Aksi-aksi menuntut hak dan menyampaikan aspirasi melalui demontrasi tidak
jarang berakhir bentrokan dan aksi anarkis. Mahasiswa-mahasiswa hari ini
lebih suka anarkis dan tawuran daripada cara-cara dialogis yang damai untuk
menyelesaikan persoalan-persoalan yang terjadi baik dilingkungan kampus maupun
persolan pemerintahan, sehingga hampir semua stasiun televisi memberitakan
berita tawuran, demontrasi yang anarkis, dan pembunuhan. Fenomena kekerasan
sudah menjadi menu sajian berita empuk yang kita tonton di pagi hari sambil
sedikit menyeruput kopi hangat, kita sudah tidak lagi alergi, phobi, dan merasa
mengerikan bila mendengar kasus kekerasan dan tawuran yang terjadi.
Dalam kasus
sengketa tanah, persidangan, penerimaan jatah makan, atau pembelian tiket tidak
jarang kita menemukan kekerasan dan tawuran antar massa, bahkan berlarut-larut
sehingga menjadi dendam yang terus membara apabila disulut oleh persolan kecil
akan meluluh lantakkan semua yang ada. Dalam pelaksanaan pilkada tidak jarang
kita melihat dan mendengar kasus-kasus kekerasan yang dilakukan oleh sebagian
pendukung calon tertentu yang menyebabkan tawuran, merusak dan membakar
pasilitas umum, dan merugikan semua orang. Di lingkungan mahasiswa dalam setiap
aksi demontrasi kekerasan dan anarkisme sudah menjadi cara yang paling ampuh
untuk menyelesaikan persoalan-persoalan yang ada sehingga banyak sekali
kasus-kasus pembakaran mobil dinas, perusakan pagar gedung, penyanderaan, dan
berbagai kasus kekerasan lainnya. Bukan itu saja, perbedaan klasik seperti
masalah keyakinan tidak luput dari pembakaran tempat-tempat ibadah, membakar
hak milik warga dan menelantarkan anak dan keluarganya.
Ibu pertiwi
bersedih dan berlinang air mata melihat itu semua, merasa menyesal
melahirkannya menjadi generasi-generasi yang anarkis, suka tawuran dan
beringas. Apakah ini karakter kita atau kita telah berubah menjadi bangsa yang
beringas?. Dimanakah karakter keindonesiaan kita?, yan g menjunjung tinggi
toleransi, menghargai perbedaan, ramah, suka menolong sesame dan
bergotong royong, menjunjung sportivitas, apakah lenyap oleh kepentingan sesaat
kita?. Inilah yang harus kita intropeksi bersama.
Pembangunan
karakter menjadi topic hangat dalam kegiatan-kegiatan seminar baik di bidang
pendidikan, politik, maupun ekonomi. Karakter ke indonesiaan kita sebagai
bangsa yang berbudaya, telah hilang tergerus oleh zaman individualistic dan
materialisme. Bangsa ini tidak lagi menjadi bangsa pejuang, kerja keras penuh
semangat, suka damai, bergotong royong dan toleransi yang tinggi,
namun berubah menjadi bangsa pemalas, pengecut, suka kekerasan dan
tawuran, pemarah dan beringas. Karenanya pembangunan karakter keindonesiaan
sangat penting dan mendesak untuk menghadapi tantangan yang terus berubah
sehingga menjadi bangsa yang berbudaya kuat dan unggul dalam competisi global.
Karachter
building yang menjadi issu sentral dunia pendidikan kita harus didukung oleh
semua elemen bangsa, terutama keluarga yang membentuk kepribadian anak.

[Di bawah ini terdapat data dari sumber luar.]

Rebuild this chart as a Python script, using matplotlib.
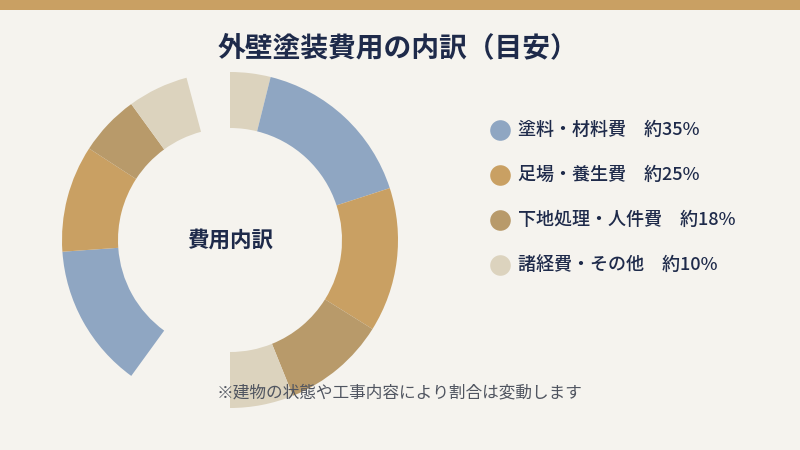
import matplotlib.pyplot as plt
from matplotlib.patches import Rectangle

plt.rcParams['font.family'] = ['Noto Sans CJK JP', 'DejaVu Sans']

# legend data
categories = ['塗料・材料費', '足場・養生費', '下地処理・人件費', '諸経費・その他']
shares = [35, 25, 18, 10]
cat_colors = ['#8FA6C2', '#C9A063', '#B89A6A', '#DCD3BE']

# ring as drawn in the reference (angles in degrees, clockwise from top)
ring_spans = [14, 58, 50, 36, 22, 36, 50, 37, 21, 21, 15]
ring_cats = [3, 0, 1, 2, 3, None, 0, 1, 2, 3, None]

bg = '#F5F3EE'
navy = '#1E2A4A'

fig = plt.figure(figsize=(8, 4.5), dpi=100, facecolor=bg)

# donut
ax = fig.add_axes([(230 - 168) / 800, (210 - 168) / 450, 336 / 800, 336 / 450])
ax.set_facecolor('none')
colors = [cat_colors[c] if c is not None else 'none' for c in ring_cats]
ax.pie(ring_spans, colors=colors, startangle=90, counterclock=False,
       radius=1, wedgeprops=dict(width=(168 - 112) / 168, linewidth=0))
ax.set_aspect('equal')
ax.set_xlim(-1, 1)
ax.set_ylim(-1, 1)
ax.axis('off')

# overlay in pixel coords
ov = fig.add_axes([0, 0, 1, 1])
ov.set_xlim(0, 800)
ov.set_ylim(450, 0)
ov.axis('off')
ov.set_facecolor('none')

ov.add_patch(Rectangle((0, 0), 800, 10, color='#C9A063', lw=0))
ov.text(398, 48, '外壁塗装費用の内訳（目安）', ha='center', va='center',
        fontsize=20, fontweight='bold', color=navy)
ov.text(230, 240, '費用内訳', ha='center', va='center',
        fontsize=15.5, fontweight='bold', color=navy)

legend_y = [130, 175, 220, 265]
for cat, s, col, y in zip(categories, shares, cat_colors, legend_y):
    ov.scatter([500], [y], s=220, color=col, lw=0)
    ov.text(518, y, f'{cat}\u3000約{s}%', ha='left', va='center',
            fontsize=13, fontweight='medium', color=navy)

ov.text(400, 393, '※建物の状態や工事内容により割合は変動します', ha='center',
        va='center', fontsize=12, color='#505560')

fig.savefig('out.png', dpi=100, facecolor=bg)
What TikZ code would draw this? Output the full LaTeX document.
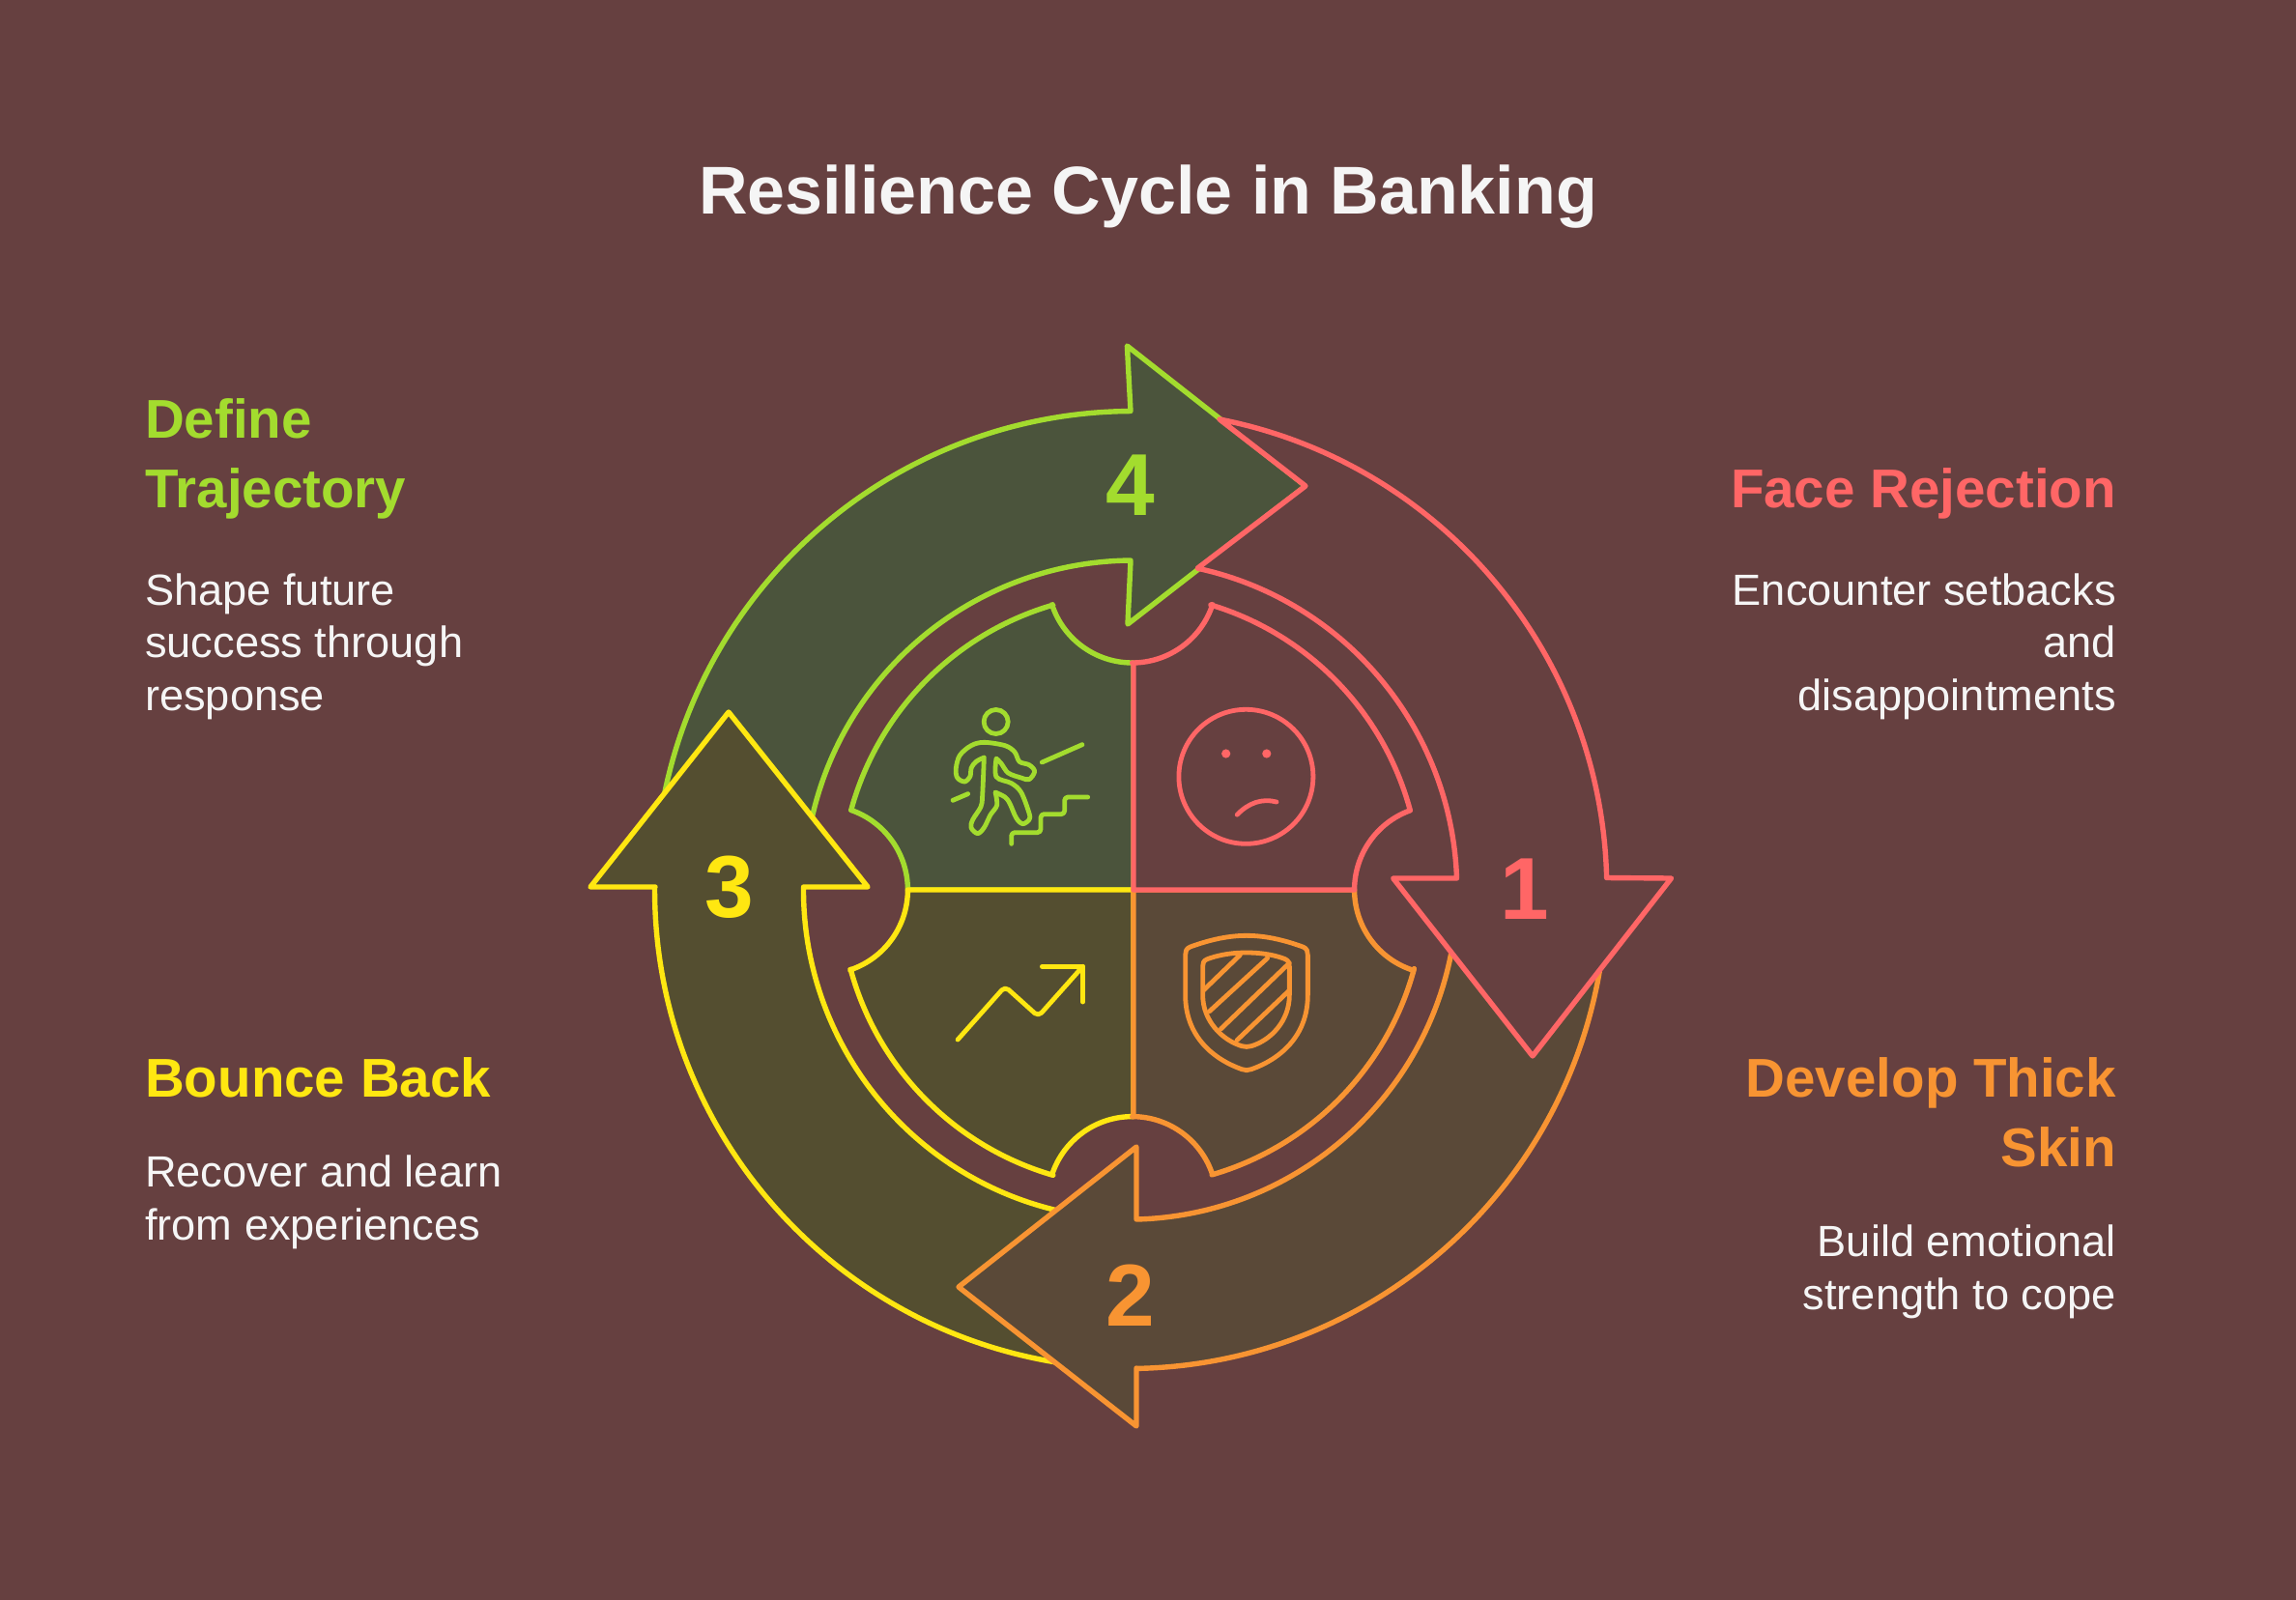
\documentclass[tikz,border=0pt]{standalone}
\usepackage{fontspec}
\usetikzlibrary{calc}
\setmainfont{Liberation Sans}
\definecolor{bgc}{HTML}{664040}
\definecolor{pinkc}{HTML}{FF6666}
\definecolor{orangec}{HTML}{F89432}
\definecolor{yellowc}{HTML}{FFE711}
\definecolor{greenc}{HTML}{A3DC2E}
\definecolor{pinkf}{HTML}{664040}
\definecolor{orangef}{HTML}{5A4938}
\definecolor{yellowf}{HTML}{544E30}
\definecolor{greenf}{HTML}{4B543C}
\definecolor{titlec}{HTML}{F5F5F5}
\tikzset{
  shapeline/.style={line width=5.4pt,line join=round,line cap=round},
  iconline/.style={line width=4.8pt,line join=round,line cap=round},
  titletext/.style={inner sep=0pt,text=titlec,font=\fontsize{70}{80}\selectfont\bfseries},
  headtext/.style={inner sep=0pt,font=\fontsize{56.5}{72}\selectfont\bfseries},
  bodytext/.style={inner sep=0pt,text=titlec,font=\fontsize{45.2}{54.5}\selectfont},
  numtext/.style={inner sep=0pt,font=\fontsize{91}{91}\selectfont\bfseries},
}
\begin{document}
\begin{tikzpicture}[x=1pt,y=-1pt]
\useasboundingbox (0,0) rectangle (2376,1656);
\fill[bgc] (0,0) rectangle (2376,1656);
% big arrows
\coordinate (cl) at (1173,921);
\coordinate (cr) at (1167,921);
\filldraw[shapeline,draw=greenc,fill=greenf]
  ($(cl)+(191.74:495.5)$) arc[start angle=191.74,end angle=269.65,radius=495.5]
  -- (1166.4,358) -- (1351,503) -- (1167,646) -- ($(cl)+(269.5:341)$)
  arc[start angle=269.5,end angle=192.9,radius=341] -- cycle;
\filldraw[shapeline,draw=yellowc,fill=yellowf]
  (678,918) -- (611,918) -- (754,737) -- (898,918) -- (831.5,918)
  arc[start angle=180.5,end angle=103.8,radius=341]
  -- ($(cl)+(99.4:495.5)$) arc[start angle=99.4,end angle=180.35,radius=495.5] -- cycle;
\filldraw[shapeline,draw=orangec,fill=orangef]
  (1176,1416) -- (1176,1476) -- (992,1332) -- (1176,1187) -- (1176,1262)
  arc[start angle=88.5,end angle=10.98,radius=341]
  -- ($(cr)+(9.77:495.5)$) arc[start angle=9.77,end angle=88.96,radius=495.5] -- cycle;
\filldraw[shapeline,draw=pinkc,fill=pinkf]
  (1262,434) arc[start angle=281.04,end angle=358.61,radius=495.7]
  -- (1729.5,909) -- (1586,1093) -- (1441.7,909) -- (1507.5,909)
  arc[start angle=357.98,end angle=282.2,radius=340.5]
  -- (1351,503) -- cycle;
% sectors
\coordinate (ntop) at (1171.7,598.6);
\coordinate (nbot) at (1171.7,1243);
\coordinate (nlef) at (852,921);
\coordinate (nrig) at (1489,921);
\filldraw[shapeline,draw=greenc,fill=greenf]
  (1173,921) -- (1173,686) -- ($(ntop)+(90:87.4)$) arc[start angle=90,end angle=162,radius=87.4]
  -- ($(1174.9,919)+(253.8:305)$) arc[start angle=253.8,end angle=195.5,radius=305]
  -- ($(nlef)+(-70.9:87.4)$) arc[start angle=-70.9,end angle=0,radius=87.4] -- cycle;
\filldraw[shapeline,draw=yellowc,fill=yellowf]
  (1173,921) -- ($(nlef)+(0:87.4)$) arc[start angle=0,end angle=71.6,radius=87.4]
  -- ($(1175,923)+(164.8:305.5)$) arc[start angle=164.8,end angle=106.2,radius=305.5]
  -- ($(nbot)+(198.2:87.4)$) arc[start angle=198.2,end angle=270,radius=87.4] -- (1173,1155.6) -- cycle;
\filldraw[shapeline,draw=orangec,fill=orangef]
  (1173,921) -- (1173,1155.6) -- ($(nbot)+(270:87.4)$) arc[start angle=270,end angle=341.8,radius=87.4]
  -- ($(1169,923)+(73.8:305)$) arc[start angle=73.8,end angle=15.15,radius=305]
  -- ($(nrig)+(107.7:87.4)$) arc[start angle=107.7,end angle=180,radius=87.4] -- cycle;
\filldraw[shapeline,draw=pinkc,fill=pinkf]
  (1173,921) -- (1173,686) -- ($(ntop)+(90:87.4)$) arc[start angle=90,end angle=18,radius=87.4]
  -- ($(1164.8,918)+(286.8:305)$) arc[start angle=286.8,end angle=344.7,radius=305]
  -- ($(nrig)+(250.2:87.4)$) arc[start angle=250.2,end angle=180,radius=87.4] -- cycle;
% face icon
\draw[iconline,draw=pinkc] (1289.4,803.8) circle[radius=69.5];
\fill[pinkc] (1268.7,780) circle[radius=4.6] (1310.8,780) circle[radius=4.6];
\draw[iconline,draw=pinkc] (1280.2,843.2) .. controls (1292,831) and (1306,826) .. (1321,830);
% walker icon
\begin{scope}[shift={(950,710)},scale=1/3,draw=greenc]
\draw[iconline] (242,111) circle[radius=37.5];
\draw[iconline]
  plot[smooth,tension=0.55] coordinates {(205,222) (180,235) (165,255) (162,280) (145,297) (122,285) (118,255) (130,215) (165,185) (205,175) (270,185) (300,205) (315,235) (345,245) (362,265) (345,290) (320,285) (280,270) (258,240) (243,225)}
  -- plot[smooth,tension=0.55] coordinates {(243,225) (243,282) (290,302) (320,330) (345,395) (345,415) (325,428) (305,410) (285,365) (270,345) (240,330)}
  -- plot[smooth,tension=0.55] coordinates {(240,330) (245,370) (225,400) (205,440) (185,458) (165,440) (170,415) (195,375) (200,340) (205,222)};
\draw[iconline] (385,237) -- (510,182);
\draw[iconline] (108,355) -- (155,335);
\draw[iconline,rounded corners=3.5pt] (290,490) -- (290,455) -- (381,455) -- (381,398) -- (455,398) -- (455,345) -- (527,345);
\end{scope}
% trend icon
\draw[iconline,draw=yellowc,rounded corners=5pt] (991.1,1076) -- (1040,1021) -- (1074.5,1052) -- (1120.5,1000.3);
\draw[iconline,draw=yellowc] (1078.4,1000.3) -- (1120.5,1000.3) -- (1120.5,1037);
% shield icon
\begin{scope}[shift={(1200,950)},scale=1/3,draw=orangec]
\draw[iconline] (270,55) .. controls (205,55) and (145,72) .. (95,90) .. controls (82,95) and (80,105) .. (80,115) -- (80,240) .. controls (80,370) and (170,440) .. (255,470) .. controls (265,474) and (275,474) .. (285,470) .. controls (370,440) and (460,370) .. (460,240) -- (460,115) .. controls (460,105) and (458,95) .. (445,90) .. controls (395,72) and (335,55) .. (270,55) -- cycle;
\draw[iconline] (270,108) .. controls (215,108) and (175,118) .. (148,128) .. controls (136,133) and (134,140) .. (134,150) -- (134,240) .. controls (134,320) and (195,380) .. (255,398) .. controls (265,401) and (275,401) .. (285,398) .. controls (345,380) and (403,320) .. (403,240) -- (403,150) .. controls (403,140) and (400,133) .. (390,128) .. controls (365,118) and (325,108) .. (270,108) -- cycle;
\draw[iconline] (250,115) -- (136,225);
\draw[iconline] (335,125) -- (155,290);
\draw[iconline] (403,140) -- (190,345);
\draw[iconline] (403,225) -- (240,380);
\end{scope}
% texts
\node[titletext,anchor=base] (title) at (1188,222) {Resilience Cycle in Banking};
\node[numtext,text=pinkc,anchor=base] (n1) at (1578,951) {1};
\node[numtext,text=orangec,anchor=base] (n2) at (1170,1372) {2};
\node[numtext,text=yellowc,anchor=base] (n3) at (755,949) {3};
\node[numtext,text=greenc,anchor=base] (n4) at (1170,533) {4};
\node[headtext,text=greenc,anchor=base west,align=left] (h4) at (150,525) {Define\\Trajectory};
\node[bodytext,anchor=base west,align=left] (b4) at (150,735) {Shape future\\success through\\response};
\node[headtext,text=yellowc,anchor=base west,align=left] (h3) at (150,1135) {Bounce Back};
\node[bodytext,anchor=base west,align=left] (b3) at (150,1283) {Recover and learn\\from experiences};
\node[headtext,text=pinkc,anchor=base east,align=right] (h1) at (2190,525) {Face Rejection};
\node[bodytext,anchor=base east,align=right] (b1) at (2190,735) {Encounter setbacks\\and\\disappointments};
\node[headtext,text=orangec,anchor=base east,align=right] (h2) at (2190,1207) {Develop Thick\\Skin};
\node[bodytext,anchor=base east,align=right] (b2) at (2190,1355) {Build emotional\\strength to cope};
\end{tikzpicture}
\end{document}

Mewujudkan carachter manusia pancasilais yang menjunjung sporitivitas,
menghargai perbedaan, suka menolong dan saling memaafkan adalah carakter bangsa
yang dimpikan, sehingga tidak ada lagi kasus kekerasan dan kerusuhan
terjadi. Semoga tulisan sederhana ini dapat menjadi intropeksi bersama dan
menjadi saran untuk Indonesia yang lebih baik.